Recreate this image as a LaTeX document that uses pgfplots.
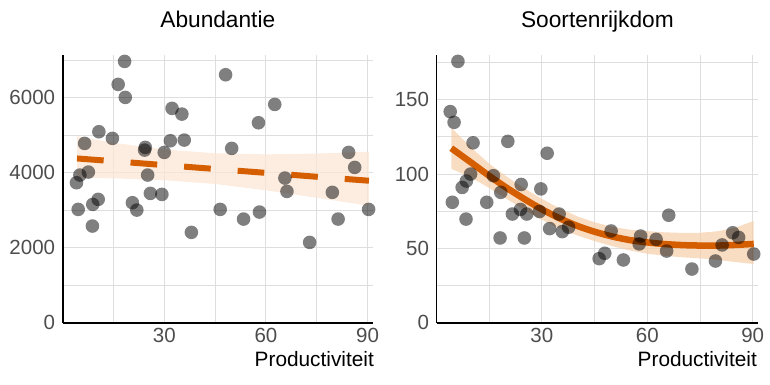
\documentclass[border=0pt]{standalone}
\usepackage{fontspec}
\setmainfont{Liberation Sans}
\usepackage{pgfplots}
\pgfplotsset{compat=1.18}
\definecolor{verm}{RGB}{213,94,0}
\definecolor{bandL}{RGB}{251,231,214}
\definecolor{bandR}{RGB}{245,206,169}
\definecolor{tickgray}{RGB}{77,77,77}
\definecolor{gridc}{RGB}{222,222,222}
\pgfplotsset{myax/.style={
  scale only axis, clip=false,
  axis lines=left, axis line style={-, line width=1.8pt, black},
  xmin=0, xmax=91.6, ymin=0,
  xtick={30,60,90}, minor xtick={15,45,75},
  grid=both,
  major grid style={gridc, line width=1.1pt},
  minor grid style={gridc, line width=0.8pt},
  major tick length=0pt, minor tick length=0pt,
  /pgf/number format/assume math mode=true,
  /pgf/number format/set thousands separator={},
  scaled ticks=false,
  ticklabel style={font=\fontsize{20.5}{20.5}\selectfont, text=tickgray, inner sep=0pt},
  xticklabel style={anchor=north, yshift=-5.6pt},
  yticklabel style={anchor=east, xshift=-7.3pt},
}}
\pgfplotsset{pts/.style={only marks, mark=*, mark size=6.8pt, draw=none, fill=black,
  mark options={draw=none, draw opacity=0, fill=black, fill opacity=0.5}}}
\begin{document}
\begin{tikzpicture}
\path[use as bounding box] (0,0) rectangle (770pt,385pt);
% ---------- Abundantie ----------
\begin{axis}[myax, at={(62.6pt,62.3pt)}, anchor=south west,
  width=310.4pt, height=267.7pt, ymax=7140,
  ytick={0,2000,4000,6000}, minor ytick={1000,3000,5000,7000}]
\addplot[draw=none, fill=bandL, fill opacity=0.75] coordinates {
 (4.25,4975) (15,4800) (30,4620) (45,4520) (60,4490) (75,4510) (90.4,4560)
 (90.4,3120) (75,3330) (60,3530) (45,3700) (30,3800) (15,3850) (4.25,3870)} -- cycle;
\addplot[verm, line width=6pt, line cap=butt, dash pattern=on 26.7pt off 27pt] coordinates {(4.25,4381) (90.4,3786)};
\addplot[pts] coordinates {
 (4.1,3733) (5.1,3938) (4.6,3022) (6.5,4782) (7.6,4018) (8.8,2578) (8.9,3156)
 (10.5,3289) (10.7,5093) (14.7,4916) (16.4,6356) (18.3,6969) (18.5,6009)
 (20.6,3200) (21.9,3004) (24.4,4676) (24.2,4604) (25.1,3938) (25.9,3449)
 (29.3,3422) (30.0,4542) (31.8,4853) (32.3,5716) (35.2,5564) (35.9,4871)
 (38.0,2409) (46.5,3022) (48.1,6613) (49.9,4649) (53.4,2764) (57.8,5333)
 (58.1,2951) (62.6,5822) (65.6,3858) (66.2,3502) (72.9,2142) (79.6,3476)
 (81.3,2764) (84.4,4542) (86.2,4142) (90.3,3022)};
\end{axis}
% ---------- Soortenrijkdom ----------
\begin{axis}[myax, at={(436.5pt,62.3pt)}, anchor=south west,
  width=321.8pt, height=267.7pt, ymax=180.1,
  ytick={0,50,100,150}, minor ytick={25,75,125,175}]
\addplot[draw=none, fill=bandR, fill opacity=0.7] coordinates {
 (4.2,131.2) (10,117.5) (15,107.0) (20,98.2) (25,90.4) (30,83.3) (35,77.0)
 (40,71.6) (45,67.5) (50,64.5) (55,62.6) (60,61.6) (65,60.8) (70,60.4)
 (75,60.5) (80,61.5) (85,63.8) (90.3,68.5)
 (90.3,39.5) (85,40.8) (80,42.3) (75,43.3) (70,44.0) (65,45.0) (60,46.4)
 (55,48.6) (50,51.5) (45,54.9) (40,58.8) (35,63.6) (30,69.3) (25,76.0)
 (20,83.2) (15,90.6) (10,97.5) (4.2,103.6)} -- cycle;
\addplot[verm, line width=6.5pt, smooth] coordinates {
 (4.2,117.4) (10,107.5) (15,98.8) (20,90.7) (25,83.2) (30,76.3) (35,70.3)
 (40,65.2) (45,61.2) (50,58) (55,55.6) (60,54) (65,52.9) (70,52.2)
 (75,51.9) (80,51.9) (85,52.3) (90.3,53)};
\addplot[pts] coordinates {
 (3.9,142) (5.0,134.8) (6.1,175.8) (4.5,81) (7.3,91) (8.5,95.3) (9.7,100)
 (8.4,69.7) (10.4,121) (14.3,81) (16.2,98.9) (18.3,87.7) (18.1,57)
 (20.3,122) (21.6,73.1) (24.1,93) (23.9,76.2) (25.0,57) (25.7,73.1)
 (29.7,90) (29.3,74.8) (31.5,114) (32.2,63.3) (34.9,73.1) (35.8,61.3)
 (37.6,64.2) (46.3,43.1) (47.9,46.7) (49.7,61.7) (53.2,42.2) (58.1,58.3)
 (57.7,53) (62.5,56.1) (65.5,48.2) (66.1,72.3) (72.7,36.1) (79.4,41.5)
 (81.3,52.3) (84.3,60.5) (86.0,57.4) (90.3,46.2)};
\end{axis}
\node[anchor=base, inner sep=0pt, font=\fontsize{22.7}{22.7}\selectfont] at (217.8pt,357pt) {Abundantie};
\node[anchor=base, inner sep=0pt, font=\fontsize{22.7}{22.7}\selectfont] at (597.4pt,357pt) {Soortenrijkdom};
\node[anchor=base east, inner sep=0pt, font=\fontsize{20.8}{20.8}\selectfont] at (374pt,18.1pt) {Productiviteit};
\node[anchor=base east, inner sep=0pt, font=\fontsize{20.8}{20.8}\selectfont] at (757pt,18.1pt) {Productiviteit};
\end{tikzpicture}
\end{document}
+===+
Set problem:
Repeat the material above verbatim. Leave the pictures behind.

Task result:
Recreate this image as a LaTeX document that uses pgfplots.
\documentclass[border=0pt]{standalone}
\usepackage{fontspec}
\setmainfont{Liberation Sans}
\usepackage{pgfplots}
\pgfplotsset{compat=1.18}
\definecolor{verm}{RGB}{213,94,0}
\definecolor{bandL}{RGB}{251,231,214}
\definecolor{bandR}{RGB}{245,206,169}
\definecolor{tickgray}{RGB}{77,77,77}
\definecolor{gridc}{RGB}{222,222,222}
\pgfplotsset{myax/.style={
  scale only axis, clip=false,
  axis lines=left, axis line style={-, line width=1.8pt, black},
  xmin=0, xmax=91.6, ymin=0,
  xtick={30,60,90}, minor xtick={15,45,75},
  grid=both,
  major grid style={gridc, line width=1.1pt},
  minor grid style={gridc, line width=0.8pt},
  major tick length=0pt, minor tick length=0pt,
  /pgf/number format/assume math mode=true,
  /pgf/number format/set thousands separator={},
  scaled ticks=false,
  ticklabel style={font=\fontsize{20.5}{20.5}\selectfont, text=tickgray, inner sep=0pt},
  xticklabel style={anchor=north, yshift=-5.6pt},
  yticklabel style={anchor=east, xshift=-7.3pt},
}}
\pgfplotsset{pts/.style={only marks, mark=*, mark size=6.8pt, draw=none, fill=black,
  mark options={draw=none, draw opacity=0, fill=black, fill opacity=0.5}}}
\begin{document}
\begin{tikzpicture}
\path[use as bounding box] (0,0) rectangle (770pt,385pt);
% ---------- Abundantie ----------
\begin{axis}[myax, at={(62.6pt,62.3pt)}, anchor=south west,
  width=310.4pt, height=267.7pt, ymax=7140,
  ytick={0,2000,4000,6000}, minor ytick={1000,3000,5000,7000}]
\addplot[draw=none, fill=bandL, fill opacity=0.75] coordinates {
 (4.25,4975) (15,4800) (30,4620) (45,4520) (60,4490) (75,4510) (90.4,4560)
 (90.4,3120) (75,3330) (60,3530) (45,3700) (30,3800) (15,3850) (4.25,3870)} -- cycle;
\addplot[verm, line width=6pt, line cap=butt, dash pattern=on 26.7pt off 27pt] coordinates {(4.25,4381) (90.4,3786)};
\addplot[pts] coordinates {
 (4.1,3733) (5.1,3938) (4.6,3022) (6.5,4782) (7.6,4018) (8.8,2578) (8.9,3156)
 (10.5,3289) (10.7,5093) (14.7,4916) (16.4,6356) (18.3,6969) (18.5,6009)
 (20.6,3200) (21.9,3004) (24.4,4676) (24.2,4604) (25.1,3938) (25.9,3449)
 (29.3,3422) (30.0,4542) (31.8,4853) (32.3,5716) (35.2,5564) (35.9,4871)
 (38.0,2409) (46.5,3022) (48.1,6613) (49.9,4649) (53.4,2764) (57.8,5333)
 (58.1,2951) (62.6,5822) (65.6,3858) (66.2,3502) (72.9,2142) (79.6,3476)
 (81.3,2764) (84.4,4542) (86.2,4142) (90.3,3022)};
\end{axis}
% ---------- Soortenrijkdom ----------
\begin{axis}[myax, at={(436.5pt,62.3pt)}, anchor=south west,
  width=321.8pt, height=267.7pt, ymax=180.1,
  ytick={0,50,100,150}, minor ytick={25,75,125,175}]
\addplot[draw=none, fill=bandR, fill opacity=0.7] coordinates {
 (4.2,131.2) (10,117.5) (15,107.0) (20,98.2) (25,90.4) (30,83.3) (35,77.0)
 (40,71.6) (45,67.5) (50,64.5) (55,62.6) (60,61.6) (65,60.8) (70,60.4)
 (75,60.5) (80,61.5) (85,63.8) (90.3,68.5)
 (90.3,39.5) (85,40.8) (80,42.3) (75,43.3) (70,44.0) (65,45.0) (60,46.4)
 (55,48.6) (50,51.5) (45,54.9) (40,58.8) (35,63.6) (30,69.3) (25,76.0)
 (20,83.2) (15,90.6) (10,97.5) (4.2,103.6)} -- cycle;
\addplot[verm, line width=6.5pt, smooth] coordinates {
 (4.2,117.4) (10,107.5) (15,98.8) (20,90.7) (25,83.2) (30,76.3) (35,70.3)
 (40,65.2) (45,61.2) (50,58) (55,55.6) (60,54) (65,52.9) (70,52.2)
 (75,51.9) (80,51.9) (85,52.3) (90.3,53)};
\addplot[pts] coordinates {
 (3.9,142) (5.0,134.8) (6.1,175.8) (4.5,81) (7.3,91) (8.5,95.3) (9.7,100)
 (8.4,69.7) (10.4,121) (14.3,81) (16.2,98.9) (18.3,87.7) (18.1,57)
 (20.3,122) (21.6,73.1) (24.1,93) (23.9,76.2) (25.0,57) (25.7,73.1)
 (29.7,90) (29.3,74.8) (31.5,114) (32.2,63.3) (34.9,73.1) (35.8,61.3)
 (37.6,64.2) (46.3,43.1) (47.9,46.7) (49.7,61.7) (53.2,42.2) (58.1,58.3)
 (57.7,53) (62.5,56.1) (65.5,48.2) (66.1,72.3) (72.7,36.1) (79.4,41.5)
 (81.3,52.3) (84.3,60.5) (86.0,57.4) (90.3,46.2)};
\end{axis}
\node[anchor=base, inner sep=0pt, font=\fontsize{22.7}{22.7}\selectfont] at (217.8pt,357pt) {Abundantie};
\node[anchor=base, inner sep=0pt, font=\fontsize{22.7}{22.7}\selectfont] at (597.4pt,357pt) {Soortenrijkdom};
\node[anchor=base east, inner sep=0pt, font=\fontsize{20.8}{20.8}\selectfont] at (374pt,18.1pt) {Productiviteit};
\node[anchor=base east, inner sep=0pt, font=\fontsize{20.8}{20.8}\selectfont] at (757pt,18.1pt) {Productiviteit};
\end{tikzpicture}
\end{document}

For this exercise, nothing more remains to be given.